I hope it's appropriate for me to ask you this, but I have a few questions about charcoal or dark grey suits, are they boring, is a navy blue or a light grey suit more stylish, elegant, formal compared to a dark grey one.

I recently found an article by Mr Alexander Kraft, a man who I must say dresses very well and has a style that I like. He wrote that dark grey suits are not stylish, they are too boring for him.

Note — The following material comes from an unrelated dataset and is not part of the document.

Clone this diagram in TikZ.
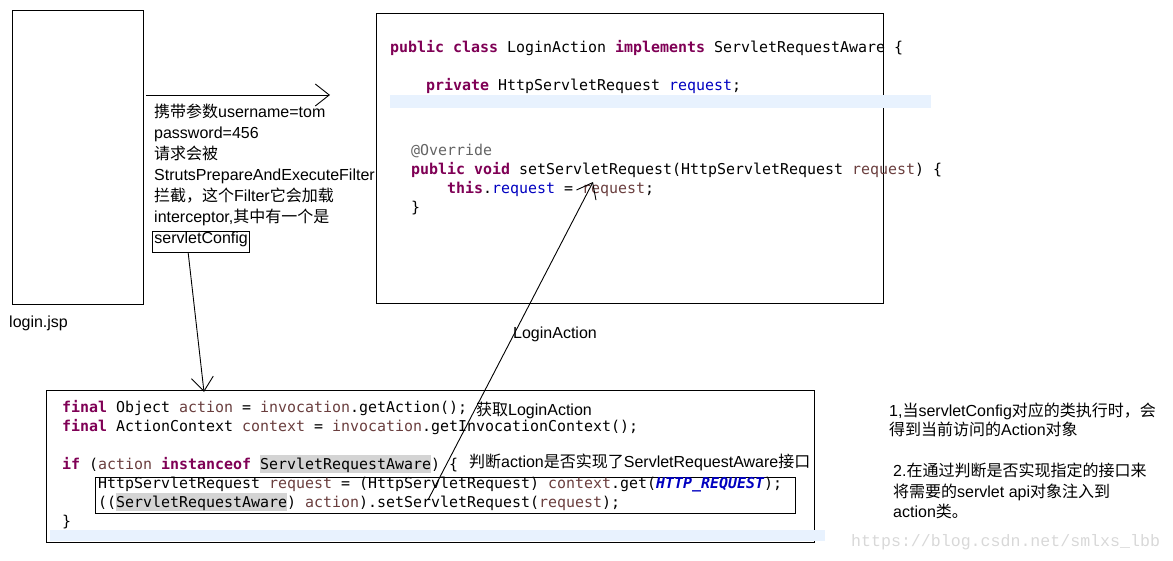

Would you agree and say that a navy blue or light grey suit is more stylish, less boring and maybe even more formal?

His quote:
View attachment 2238281


Source: Alexander Kraft's 9 rules for living elegantly | The Gentleman's Journal | Gentleman's Journal (thegentlemansjournal.com)

In terms of formality, some people think that a navy blue suit is a bit more formal than a charcoal grey suit. Would you agree with that, or would you say that it might be a bit more informal, but you can still wear it for the same occasions as a navy blue suit (business, dinner, parties, etc.)?

When I look at old photos or illustrations from the 30s and 40s, I rarely see charcoal grey suits, mostly they are light grey or navy blue patterned. Would you say it's just the illustrations, or were stylish men back then more likely to wear navy blue suits and not charcoal grey? What I'm saying is, is a charcoal grey suit a recent trend or is it truly timeless?

That's the grey colour I have in mind. I know a patterned grey suit is obviously not boring, but I'm specifically asking about a plain dark grey like this.

View attachment 2238283
View attachment 2238287


Kind regards
If I could ask you something else: Would you say that a dark grey (anthracite) suit can be just as elegant and dapper as a navy blue one? Or would you say that a navy blue suit is more elegant and dapper?